Empirical Results and Analysis

Performance on Deep Search Benchmarks

DeepDive-32B achieves 14.8% accuracy on BrowseComp, outperforming all prior open-source models and several proprietary baselines, and demonstrates strong results on other deep search benchmarks (BrowseComp-ZH, SEAL-0, Xbench-DeepSearch). The RL-trained model consistently surpasses its SFT-only counterpart, with the performance gap widening on more challenging tasks. Notably, DeepDive-32B's SFT-only variant already outperforms some proprietary models with browsing capabilities, and RL further amplifies this advantage.

Figure 4: Left: DeepDive-32B outperforms open-source and proprietary models on BrowseComp. Center: Performance scales with maximum tool calls. Right: Multi-turn RL consistently enhances DeepDive-32B across benchmarks.

RL-Induced Deep Search Behavior

Multi-turn RL not only improves accuracy but also increases the average number of tool calls, indicating the emergence of deeper, more persistent search strategies. During RL training, both reward and evaluation accuracy increase in tandem with the number of tool calls, reflecting the agent's growing ability to tackle long-horizon tasks.

Figure 5: RL training reward, evaluation accuracy, and average tool call counts for DeepDive-32B, showing progressive adoption of deeper search strategies.

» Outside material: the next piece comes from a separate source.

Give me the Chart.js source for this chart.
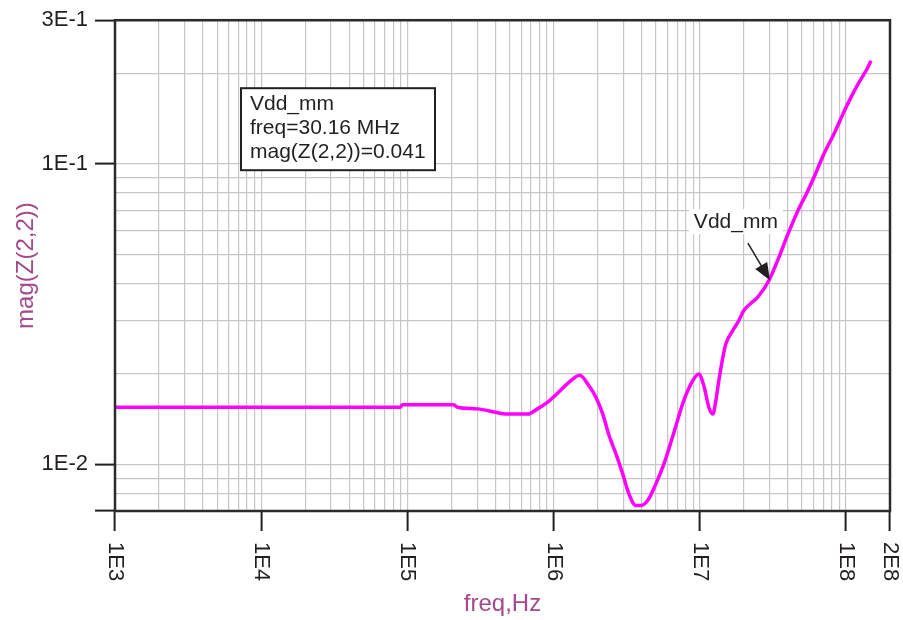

Generalization and Transfer

Despite being trained on complex, KG-derived data, DeepDive generalizes well to simpler search tasks (e.g., HotpotQA, WebWalker), outperforming both open-source and proprietary baselines. This suggests that skills acquired on hard, ambiguous tasks transfer effectively to more direct information-seeking scenarios.

Figure 6: DeepDive generalization on simple search benchmarks, with RL further improving performance.

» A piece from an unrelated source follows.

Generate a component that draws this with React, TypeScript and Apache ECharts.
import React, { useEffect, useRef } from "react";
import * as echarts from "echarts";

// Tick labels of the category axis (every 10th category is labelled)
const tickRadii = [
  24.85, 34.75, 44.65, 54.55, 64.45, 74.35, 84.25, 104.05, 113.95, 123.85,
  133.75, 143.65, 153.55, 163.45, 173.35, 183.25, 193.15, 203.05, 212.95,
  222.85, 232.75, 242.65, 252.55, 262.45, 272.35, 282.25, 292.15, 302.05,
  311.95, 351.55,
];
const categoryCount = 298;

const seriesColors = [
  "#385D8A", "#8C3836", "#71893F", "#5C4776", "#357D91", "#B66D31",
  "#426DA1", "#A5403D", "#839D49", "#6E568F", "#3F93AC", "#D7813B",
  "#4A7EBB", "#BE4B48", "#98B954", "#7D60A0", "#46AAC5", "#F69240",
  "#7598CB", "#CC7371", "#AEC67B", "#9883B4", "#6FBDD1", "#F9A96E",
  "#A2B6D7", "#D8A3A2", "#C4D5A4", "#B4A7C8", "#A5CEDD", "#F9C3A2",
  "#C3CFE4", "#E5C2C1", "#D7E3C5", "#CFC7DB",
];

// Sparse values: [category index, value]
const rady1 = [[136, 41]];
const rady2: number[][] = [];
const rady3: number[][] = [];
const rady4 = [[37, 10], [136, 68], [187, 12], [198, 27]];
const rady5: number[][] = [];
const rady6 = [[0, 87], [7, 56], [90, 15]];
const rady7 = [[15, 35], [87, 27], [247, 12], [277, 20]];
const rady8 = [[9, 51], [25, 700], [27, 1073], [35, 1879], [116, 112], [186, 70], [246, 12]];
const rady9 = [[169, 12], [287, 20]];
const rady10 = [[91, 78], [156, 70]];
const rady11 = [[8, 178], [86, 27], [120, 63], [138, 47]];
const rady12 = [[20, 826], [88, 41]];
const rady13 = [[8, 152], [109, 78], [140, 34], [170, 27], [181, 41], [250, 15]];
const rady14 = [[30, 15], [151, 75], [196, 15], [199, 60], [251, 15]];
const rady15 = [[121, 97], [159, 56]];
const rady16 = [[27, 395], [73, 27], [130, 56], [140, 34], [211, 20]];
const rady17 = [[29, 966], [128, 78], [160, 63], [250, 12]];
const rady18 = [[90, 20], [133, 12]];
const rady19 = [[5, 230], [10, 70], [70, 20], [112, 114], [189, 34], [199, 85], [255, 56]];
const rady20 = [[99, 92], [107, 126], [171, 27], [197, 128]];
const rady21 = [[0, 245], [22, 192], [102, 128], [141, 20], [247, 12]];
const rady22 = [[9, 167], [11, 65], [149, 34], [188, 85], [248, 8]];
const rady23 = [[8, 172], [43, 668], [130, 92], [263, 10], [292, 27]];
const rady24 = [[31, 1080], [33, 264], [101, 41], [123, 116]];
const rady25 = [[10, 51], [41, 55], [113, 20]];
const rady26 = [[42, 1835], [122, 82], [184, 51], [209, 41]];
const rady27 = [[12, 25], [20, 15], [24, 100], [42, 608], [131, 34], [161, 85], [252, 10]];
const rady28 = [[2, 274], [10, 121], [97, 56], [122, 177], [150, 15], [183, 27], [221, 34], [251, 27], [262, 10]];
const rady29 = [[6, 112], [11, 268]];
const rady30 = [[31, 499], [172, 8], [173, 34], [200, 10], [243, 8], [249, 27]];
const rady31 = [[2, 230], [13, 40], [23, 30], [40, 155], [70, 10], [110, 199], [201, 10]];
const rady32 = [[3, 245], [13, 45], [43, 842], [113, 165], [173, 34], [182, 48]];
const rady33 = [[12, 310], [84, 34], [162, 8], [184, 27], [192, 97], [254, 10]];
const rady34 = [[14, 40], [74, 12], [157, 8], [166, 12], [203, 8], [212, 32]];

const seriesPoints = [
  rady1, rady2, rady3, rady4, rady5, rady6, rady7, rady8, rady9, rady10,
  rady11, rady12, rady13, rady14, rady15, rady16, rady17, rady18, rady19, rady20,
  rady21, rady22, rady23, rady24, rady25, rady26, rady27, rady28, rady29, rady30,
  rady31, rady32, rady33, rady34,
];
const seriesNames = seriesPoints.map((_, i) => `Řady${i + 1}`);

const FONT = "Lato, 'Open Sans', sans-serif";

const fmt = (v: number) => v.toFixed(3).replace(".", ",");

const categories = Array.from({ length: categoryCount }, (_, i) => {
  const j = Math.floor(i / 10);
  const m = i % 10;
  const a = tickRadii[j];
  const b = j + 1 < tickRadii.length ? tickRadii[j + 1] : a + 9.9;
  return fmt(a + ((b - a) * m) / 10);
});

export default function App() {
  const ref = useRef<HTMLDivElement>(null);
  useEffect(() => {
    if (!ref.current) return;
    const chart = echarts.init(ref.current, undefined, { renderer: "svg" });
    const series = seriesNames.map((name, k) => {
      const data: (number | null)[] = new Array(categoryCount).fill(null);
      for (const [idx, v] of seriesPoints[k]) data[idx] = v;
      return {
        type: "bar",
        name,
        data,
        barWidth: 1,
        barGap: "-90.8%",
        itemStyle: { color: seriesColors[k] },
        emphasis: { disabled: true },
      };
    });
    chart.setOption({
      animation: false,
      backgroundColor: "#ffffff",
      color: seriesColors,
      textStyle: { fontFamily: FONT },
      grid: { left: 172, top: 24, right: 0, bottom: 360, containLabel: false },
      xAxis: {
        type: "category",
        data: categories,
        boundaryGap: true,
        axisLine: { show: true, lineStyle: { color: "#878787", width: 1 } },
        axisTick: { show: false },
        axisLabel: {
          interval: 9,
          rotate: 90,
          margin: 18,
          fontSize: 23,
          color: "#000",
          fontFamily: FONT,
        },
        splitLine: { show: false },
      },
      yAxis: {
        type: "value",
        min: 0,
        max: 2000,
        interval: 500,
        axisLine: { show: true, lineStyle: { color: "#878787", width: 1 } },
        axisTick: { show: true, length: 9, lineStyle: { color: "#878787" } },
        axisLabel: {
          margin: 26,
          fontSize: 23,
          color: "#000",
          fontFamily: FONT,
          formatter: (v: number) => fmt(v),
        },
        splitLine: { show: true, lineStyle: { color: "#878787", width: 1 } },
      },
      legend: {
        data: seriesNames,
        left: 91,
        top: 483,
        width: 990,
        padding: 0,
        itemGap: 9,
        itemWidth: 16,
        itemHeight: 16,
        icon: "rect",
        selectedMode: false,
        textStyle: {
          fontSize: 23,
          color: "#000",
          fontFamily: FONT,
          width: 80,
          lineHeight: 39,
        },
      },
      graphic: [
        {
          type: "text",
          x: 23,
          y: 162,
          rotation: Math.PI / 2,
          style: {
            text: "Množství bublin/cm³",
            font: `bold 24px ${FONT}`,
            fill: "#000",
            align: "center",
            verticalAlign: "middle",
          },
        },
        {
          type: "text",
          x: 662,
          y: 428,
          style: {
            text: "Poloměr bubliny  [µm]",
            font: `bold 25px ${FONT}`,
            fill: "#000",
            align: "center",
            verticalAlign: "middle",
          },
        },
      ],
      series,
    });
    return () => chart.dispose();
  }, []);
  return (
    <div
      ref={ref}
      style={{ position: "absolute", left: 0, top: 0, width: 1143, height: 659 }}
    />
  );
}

Test-Time Scaling: Tool Calls and Parallel Sampling

DeepDive's performance scales with the allowed number of tool calls at inference. Increasing the tool call budget leads to monotonic accuracy gains, with RL-trained models benefiting more from larger budgets. Additionally, parallel sampling—running multiple independent trajectories per question—enables further gains. Selecting the answer with the fewest tool calls among samples yields higher accuracy than majority voting, leveraging the empirical correlation between shorter trajectories and correctness.

Figure 7: Tool call scaling of DeepDive-32B and SFT-only variant on BrowseComp and BrowseComp-ZH.

Figure 8: Comparison of answer selection strategies in 8-parallel sampling; minimal tool call selection outperforms majority voting.

Ablation and Data Studies

Ablation experiments confirm that both the synthetic KG-based data and the RL stage are essential for activating long-horizon search capabilities. Fine-tuning or RL on simpler datasets (e.g., HotpotQA) yields only marginal improvements, whereas DeepDive's data and RL pipeline produce substantial gains in both accuracy and tool call depth. An additional semi-automated, human-in-the-loop data synthesis pipeline further boosts performance, with DeepDive-32B reaching 22.2% accuracy on BrowseComp when trained with this i.i.d. data.

Limitations and Future Directions

While DeepDive's data synthesis pipeline produces challenging QA pairs, the upper bound of difficulty remains below that of benchmarks like BrowseComp, limiting maximal attainable performance. The RL training regime, focused on difficult data, can induce "over-search" behaviors, suggesting the need for more nuanced reward shaping and curriculum design. Addressing these issues—potentially via more sophisticated data generation, adaptive reward functions, or hierarchical RL—remains an open research direction.

Conclusion

DeepDive demonstrates that scalable, automated synthesis of hard-to-find QA data from KGs, combined with end-to-end multi-turn RL, can substantially advance the capabilities of open-source deep search agents. The framework achieves new state-of-the-art results among open models, exhibits strong generalization, and provides empirical evidence that both data and RL are critical for aligning LLMs with long-horizon, tool-augmented reasoning. The open release of datasets, models, and code will facilitate further progress in the development of autonomous, verifiable, and robust deep search systems.